Jun '10 - Jul '10
Ljubljana, Slovenia_ Gas Station
Architect: Milan Mihelič
This little intervention was at one point an active gas station, but today just sits, tucked in the corner of a curved section of the street, surrounded by two much larger buildings. The ornate flowering of the column is hardly experienced from the street. You must come to the structure to witness the beautiful underbelly of the roof.
The red and white coats of paint illuminate the ceiling and reveal the subtle slippage of the canopy above the thin bar of functional space. Imagine being welcomed by this when you pulled into a gas station!
Today, in this context, the distressed details and the faded pallet of an aging city absorb the pavilion into a grim alcove of shaded parking. What do the cards have in store for a used petrol station?
View across the street towards the station.
Moving closer to the station from the adjacent building complex.
Underneath the canopy.
Detail of the column.
Detail of the column looking up.
Deatil of ceiling slipping above the small structure.

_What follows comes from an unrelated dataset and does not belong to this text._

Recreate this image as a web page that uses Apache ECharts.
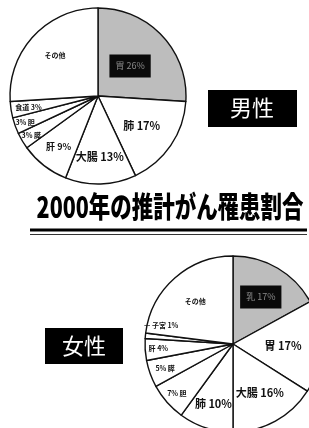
<!DOCTYPE html>
<html lang="ja">
<head>
<meta charset="UTF-8">
<title>2000年の推計がん罹患割合</title>
<style>
    html, body { margin: 0; padding: 0; background: #fff; }
    #echart { width: 309px; height: 428px; }
</style>
</head>
<body>

<div id="echart"></div>

<script src="https://cdn.jsdelivr.net/npm/echarts@6/dist/echarts.min.js"></script>
<script>
    const maleNames = ["胃", "肺", "大腸", "肝", "膵", "胆", "食道", "その他"];
    const maleValues = [26, 17, 13, 9, 3, 3, 3, 26];
    const femaleNames = ["乳", "胃", "大腸", "肺", "胆", "膵", "肝", "子宮", "その他"];
    const femaleValues = [17, 17, 16, 10, 7, 5, 4, 1, 23];

    // how far out (fraction of radius) each label sits
    const maleLabelR = [0.5, 0.6, 0.69, 0.73, 0.88, 0.88, 0.8, 0.67];
    const femaleLabelR = [0.62, 0.57, 0.63, 0.72, 0.85, 0.82, 0.85, 0.82, 0.65];

    const R = 88;
    const maleCenter = [98, 96];
    const femaleCenter = [233, 344];

    const myChart = echarts.init(document.getElementById("echart"));

    function fmt(name, value) {
        if (name === "その他") return name;
        if (name === "膵" || name === "胆") return value + "% " + name;
        return name + " " + value + "%";
    }

    function buildData(names, values, small) {
        return names.map((n, i) => {
            const item = { name: n, value: values[i] };
            const size = small.includes(n) ? 7 : (values[i] >= 10 ? 11 : 9);
            item.label = { fontSize: n === "その他" ? 7 : size };
            if (i === 0) {
                item.itemStyle = { color: "#bdbdbd" };
                item.label = {
                    fontSize: 9,
                    color: "#8a8a8a",
                    fontWeight: "normal",
                    backgroundColor: "#0a0a0a",
                    padding: [7, 6]
                };
            }
            if (n === "子宮") {
                item.label.formatter = "— 子宮 1%";
            }
            return item;
        });
    }

    function radialLayout(center, factors, labelsUp) {
        return function (params) {
            const r = params.labelRect;
            const lx = r.x + r.width / 2;
            const ly = r.y + r.height / 2;
            const vx = lx - center[0];
            const vy = ly - center[1];
            const d = Math.sqrt(vx * vx + vy * vy) || 1;
            const want = factors[params.dataIndex] * R;
            const out = { dx: vx / d * (want - d), dy: vy / d * (want - d) };
            if (labelsUp && labelsUp[params.dataIndex]) out.dy -= labelsUp[params.dataIndex];
            return out;
        };
    }

    function pieSeries(center, names, values, small, factors, up) {
        return {
            type: "pie",
            center: center,
            radius: R,
            startAngle: 90,
            clockwise: true,
            silent: true,
            avoidLabelOverlap: false,
            itemStyle: { color: "#fff", borderColor: "#111", borderWidth: 1.4 },
            label: {
                show: true,
                position: "inside",
                color: "#111",
                fontWeight: "bold",
                fontFamily: "Noto Sans CJK JP",
                formatter: (p) => fmt(p.name, p.value)
            },
            labelLine: { show: false },
            labelLayout: radialLayout(center, factors, up),
            data: buildData(names, values, small)
        };
    }

    const option = {
        animation: false,
        backgroundColor: "#fff",
        series: [
            pieSeries(maleCenter, maleNames, maleValues, ["膵", "胆", "食道"], maleLabelR),
            pieSeries(femaleCenter, femaleNames, femaleValues, ["胆", "膵", "肝", "子宮"], femaleLabelR,
                [0, 0, 0, 0, 0, 0, 0, 12, 0])
        ],
        graphic: [
            {
                type: "text",
                x: 170, y: 192,
                scaleX: 0.74,
                style: {
                    text: "2000年の推計がん罹患割合",
                    font: "900 29px 'Noto Sans CJK JP'",
                    fill: "#000",
                    textAlign: "center",
                    textVerticalAlign: "top"
                }
            },
            { type: "rect", shape: { x: 30, y: 228.5, width: 277, height: 3 }, style: { fill: "#000" } },
            { type: "rect", shape: { x: 30, y: 234, width: 277, height: 1 }, style: { fill: "#333" } },
            { type: "rect", shape: { x: 208, y: 90, width: 89, height: 37 }, style: { fill: "#000" } },
            {
                type: "text", x: 252, y: 108,
                style: { text: "男性", font: "22px 'Noto Sans CJK JP'", fill: "#fff", textAlign: "center", textVerticalAlign: "middle" }
            },
            { type: "rect", shape: { x: 45, y: 328, width: 78, height: 36 }, style: { fill: "#000" } },
            {
                type: "text", x: 84, y: 346,
                style: { text: "女性", font: "22px 'Noto Sans CJK JP'", fill: "#fff", textAlign: "center", textVerticalAlign: "middle" }
            }
        ]
    };

    myChart.setOption(option);
</script>

</body>
</html>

This research is driven to uncover and examine the idiosyncrasies of the architecture that grew out of social modernism in Yugoslavia in the 60s and 70s. Through my travels to the Ex-Yugoslav republics, I will investigate the ways in which these characteristics are informed, urbanistically and architecturally, by the historical, social and –above all- built domain of the preceding decades in Yugoslavia.